2015-07-06 : Corfe Castle with Beth
Our B&B host, Peter, provided us with lots of great information, and lent us his highly-detailed map of the area for the day. We walked from Harman's Cross to Corfe Castle via Purbeck Way, explored Corfe Castle, had traditional "cream tea" (scone with clotted cream and jam, plus tea), then tried to walk to Worth Matravers via the Purbeck Way. We ended up going sort of the wrong way and went via Kingston (including a splash in the swamp and a tromp in the nettles for me, and a fall into the nettles for Beth). We had a beer in Kingston and then carried on to Worth Matravers where we saw an interesting Stonehenge-like wooden sculpture, and then had steak pasties and beer at the Square and Compass, which had been recommended to us by a couple of people. Beth played her flute at Corfe Castle and at the Kingston pub.
I was at Corfe Castle in the late 1990s and had it built up in my head to be an extremely cool and fascinating place. When Brent, Beth and I decided to go to England, I insisted that we go back there, and booked us into a nearby B&B for three nights. It was awesome to see it again today, and... YAY! It's just as cool as I remember! It would be the pits to drag my friends halfway around the world to see something that was just meh compared to my memory of it.
From Brent: Corfe Castle, in Dorset, is a pretty impressive ruin. The one thing that impressed me the most about it was that the main gate archway had pulled apart. The arch looked like it might fit back together if you could shift the gatehouses back to their original positions. The lefthand gatehouse and half of the arch had shifted foreward about 4 feet and down about 6 feet, sinkinging into the ground and sliding down-slope yet staying upright and mostly intact.

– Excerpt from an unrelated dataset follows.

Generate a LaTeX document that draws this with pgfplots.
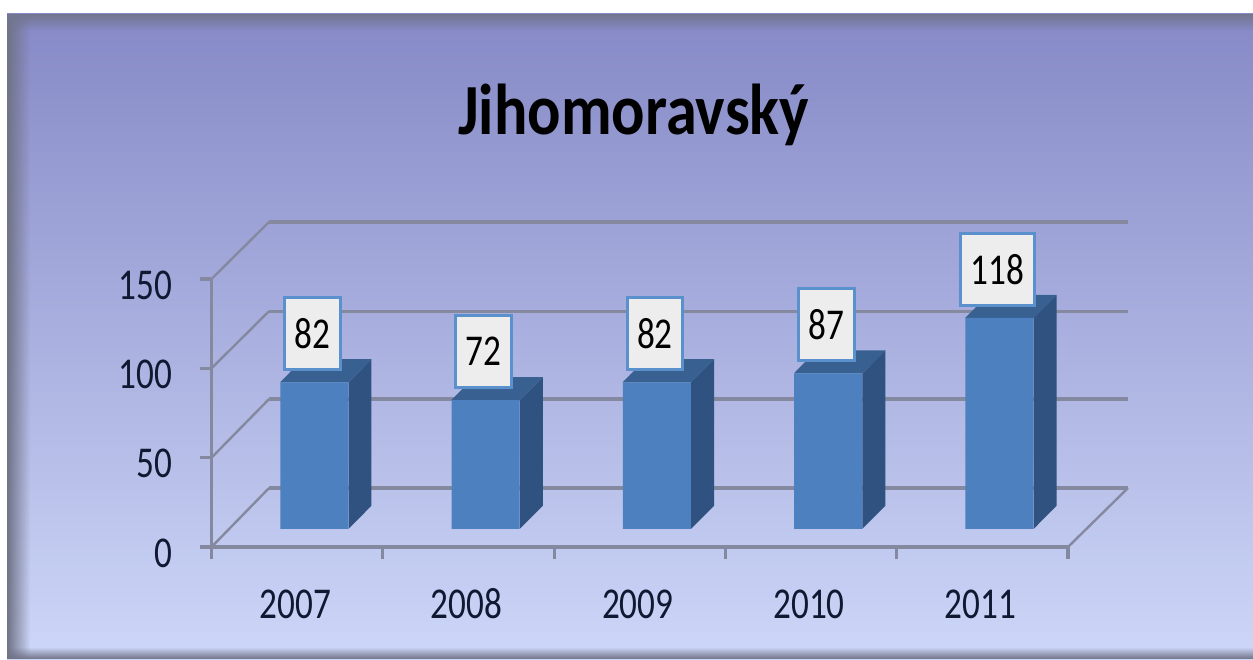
\documentclass[border=0pt]{standalone}
\usepackage{fontspec}
\setmainfont{Carlito}
\newfontfamily\chartfont[FakeStretch=0.8]{Carlito}
\newfontfamily\titlefont[FakeStretch=0.865]{Carlito Bold}
\usepackage{pgfplots}
\pgfplotsset{compat=1.18}
\usetikzlibrary{fadings}
\definecolor{bgtop}{RGB}{134,137,198}
\definecolor{bgbot}{RGB}{205,215,248}
\definecolor{framegray}{RGB}{112,114,134}
\definecolor{gridgray}{RGB}{133,137,160}
\definecolor{barfront}{RGB}{76,128,190}
\definecolor{barside}{RGB}{47,82,128}
\definecolor{bartop}{RGB}{56,97,146}
\definecolor{boxline}{RGB}{90,145,205}
\definecolor{inkblue}{RGB}{16,24,50}
\begin{document}
\begin{tikzpicture}
% page is 1253x659 px at 0.5pt per px
\useasboundingbox (0,0) rectangle (626.5pt,329.5pt);
\fill[white] (0,0) rectangle (626.5pt,329.5pt);
\shade[top color=bgtop, bottom color=bgbot] (3.5pt,0) rectangle (626.5pt,322.5pt);
\fill[framegray, path fading=east] (3.5pt,0) rectangle (15pt,322.5pt);
\fill[framegray!85!bgtop, path fading=south] (3.5pt,314pt) rectangle (626.5pt,322.5pt);
\fill[framegray, path fading=north] (3.5pt,0) rectangle (626.5pt,6pt);
\begin{axis}[
    at={(105.75pt,56pt)},
    anchor=south west,
    scale only axis,
    width=428.25pt,
    height=134pt,
    xmin=0, xmax=5,
    ymin=0, ymax=150,
    clip=false,
    axis x line*=bottom,
    axis y line*=left,
    axis line style={gridgray, line width=1.6pt, -},
    tick style={gridgray, line width=1.6pt},
    tick align=outside,
    major tick length=6pt,
    xtick={0,1,2,3,4,5},
    x tick label as interval,
    xticklabels={2007,2008,2009,2010,2011},
    ytick={0,50,100,150},
    /pgf/number format/assume math mode=true,
    ticklabel style={font=\chartfont\fontsize{22}{24}\selectfont, text=inkblue},
    xticklabel style={yshift=-11pt, xshift=-1pt, text height=15pt, text depth=0pt},
    yticklabel style={xshift=-10pt, yshift=-3pt},
    title={\titlefont\fontsize{36}{40}\selectfont Jihomoravský},
    title style={at={(axis description cs:0.493,1.493)}, anchor=base, text=black},
]
% walls and floor
\addplot[gridgray, line width=1.6pt] coordinates {(0.336,33) (5.35,33)};
\addplot[gridgray, line width=1.6pt] coordinates {(0.336,82.8) (5.35,82.8)};
\addplot[gridgray, line width=1.6pt] coordinates {(0.336,132) (5.35,132)};
\addplot[gridgray, line width=1.6pt] coordinates {(0.336,181.9) (5.35,181.9)};
\addplot[gridgray, line width=1.2pt] coordinates {(0,0) (0.336,33)};
\addplot[gridgray, line width=1.2pt] coordinates {(0,50) (0.336,82.8)};
\addplot[gridgray, line width=1.2pt] coordinates {(0,100) (0.336,132)};
\addplot[gridgray, line width=1.2pt] coordinates {(0,150) (0.336,181.9)};
\addplot[gridgray, line width=1.2pt] coordinates {(5,0) (5.35,33)};
% side faces
\addplot[fill=barside, draw=none] coordinates {(0.80,10.2) (0.934,23.1) (0.934,105.1) (0.80,92.2)} --cycle;
\addplot[fill=barside, draw=none] coordinates {(1.80,10.2) (1.934,23.1) (1.934,95.1) (1.80,82.2)} --cycle;
\addplot[fill=barside, draw=none] coordinates {(2.80,10.2) (2.934,23.1) (2.934,105.1) (2.80,92.2)} --cycle;
\addplot[fill=barside, draw=none] coordinates {(3.80,10.2) (3.934,23.1) (3.934,110.1) (3.80,97.2)} --cycle;
\addplot[fill=barside, draw=none] coordinates {(4.80,10.2) (4.934,23.1) (4.934,141.1) (4.80,128.2)} --cycle;
% top faces
\addplot[fill=bartop, draw=none] coordinates {(0.40,92.2) (0.534,105.1) (0.934,105.1) (0.80,92.2)} --cycle;
\addplot[fill=bartop, draw=none] coordinates {(1.40,82.2) (1.534,95.1) (1.934,95.1) (1.80,82.2)} --cycle;
\addplot[fill=bartop, draw=none] coordinates {(2.40,92.2) (2.534,105.1) (2.934,105.1) (2.80,92.2)} --cycle;
\addplot[fill=bartop, draw=none] coordinates {(3.40,97.2) (3.534,110.1) (3.934,110.1) (3.80,97.2)} --cycle;
\addplot[fill=bartop, draw=none] coordinates {(4.40,128.2) (4.534,141.1) (4.934,141.1) (4.80,128.2)} --cycle;
% front faces with value boxes
\addplot[
    ybar, bar width=34pt, fill=barfront, draw=none, yshift=9.11pt,
    nodes near coords,
    nodes near coords style={
        font=\chartfont\fontsize{22}{24}\selectfont, text=black,
        draw=boxline, line width=1.5pt, fill=black!7,
        inner xsep=5pt, inner ysep=0pt, minimum height=36pt,
        anchor=south, yshift=5.5pt, xshift=-1pt},
] coordinates {(0.60,82) (1.60,72) (2.60,82) (3.60,87) (4.60,118)};
\end{axis}
\end{tikzpicture}
\end{document}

2015-07-07 : Walk to Studland with Beth

2015-07-08 : To Isle of Wight with Beth
Today was a travel day. We took the 44 from Harman's Cross to Swanage, then the 50 from Swanage to Bournemouth. We got rained on a little on the outside upper deck of the 50. Train to Southampton, and a detour into the bookstore where I picked up a couple of maps which I think will be really helpful for cycling the Isle of Wight. Then the Red Funnel ferry to the Isle of Wight where Lorraine and Pip were waiting to meet us! They piled us and our luggage into their van and drove us to our hotel to settle in, then came back to fetch us after an hour or so and fed us dinner and drinks. We had a wonderful visit, and Beth left early for her job interview (while on vacation... in ENGLAND).

Lorraine and Pip are letting us leave our stuff at their place while we're out cycle touring for four days. It feels very light-weight to be rid of our backpacks and have only what we absolutely need for four days in our day packs.
From Brent: If you wanted to do a speed trip of the IoW you could easily drive around it in a day with stops at a few points of interest but it is worth taking a little time and relaxing. There are lots of small things to check out along the way, small towns, small attractions, pretty view-points, beach walks. It is a place that encourages a slower pace. You could also spend a day at Osbourne House, Queen Victoria's and Prince Albert's private retreat. It's smallish and understated by European Palace standards, but makes a nice walking, picnic and historically informative day. It's good to see how the 'other half' chose to live.